L’albero del vicino (Under the Tree) dell’islandese Hafsteinn Gunnar Sigurðsson, presentato nella sezione Orizzonti della 74esima Mostra del Cinema di Venezia e al cinema dal 28 giugno con Satine Film, parte dalla descrizione di piccoli ed apparentemente banali episodi del quotidiano, per assumere via via la forma di un inquietante affresco della nostra società, ormai priva di ogni barlume di civiltà ed umanità.
L’albero del vicino mette in scena, infatti, la nascita e lo sviluppo di quel male invisibile, ma non meno deleterio, che si annida nell’animo umano, in grado di innescarsi con poco e di comportare eventi tragicamente imprevedibili. Dai piccoli screzi di vicinato all’odio più profondo, infatti, la strada è breve e tutti i personaggi del film verranno facilmente travolti da un irrefrenabile ciclone di vendetta e rivalsa.

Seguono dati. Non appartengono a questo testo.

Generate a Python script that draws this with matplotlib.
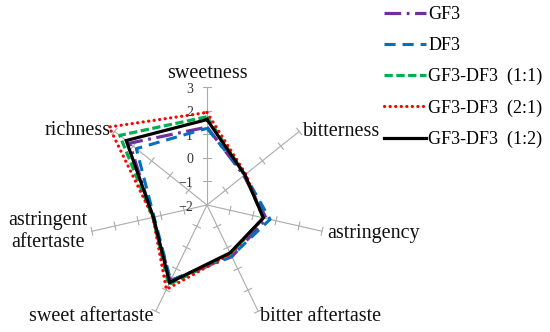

Tutto comincia quando, a seguito della scoperta di un tradimento, Agnes caccia di casa suo marito Atli, impedendogli di rivedere la loro figlia. L’uomo si trasferisce, così, a casa dei genitori Inga e Baldvin, dove però la situazione non è certo meno tesa, a causa della presenza del bellissimo ed imponente albero di famiglia che invade con la sua ombra il giardino dei vicini, un appassionato di tiro al bersaglio e sua moglie ex modella. Nasce, così, un clima di crescente tensione e sospetto che sfocerà gradualmente in odio e violenza.
L’albero del vicino è un efficacissimo concentrato di cinismo e black humor, che ricordando il cinema di Todd Solondz e dei Fratelli Coen, svela tutto il marcio che si cela tra le ordinate villette della periferia residenziale di Reykjavík.

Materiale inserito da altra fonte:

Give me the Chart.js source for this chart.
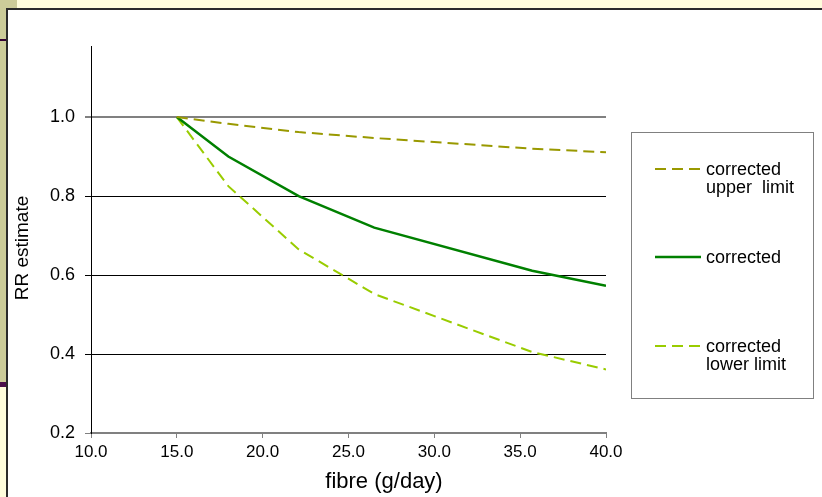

Hafsteinn Gunnar Sigurðsson si muove con sicurezza nei confini dell’apprezzata tradizione satirica nordeuropea, suscitando un minaccioso e costante senso di straniamento, a cui contribuiscono la macchina da presa quasi sempre immobile e la fotografia grigiastra che illumina i lindi ambienti borghesi.
Pur nella graduale estremizzazione delle situazioni, il regista trova, inoltre, il giusto equilibrio tra i momenti drammatici e quelli più gustosamente comici, mettendo in risalto le psicologie segnate dall’infelicità di ogni personaggio.
Un war movie domestico cattivissimo e spiazzante, che rappresenta certamente un’ottima occasione per (ri)scoprire il cinema islandese, purtroppo di rado presente nelle nostre sale.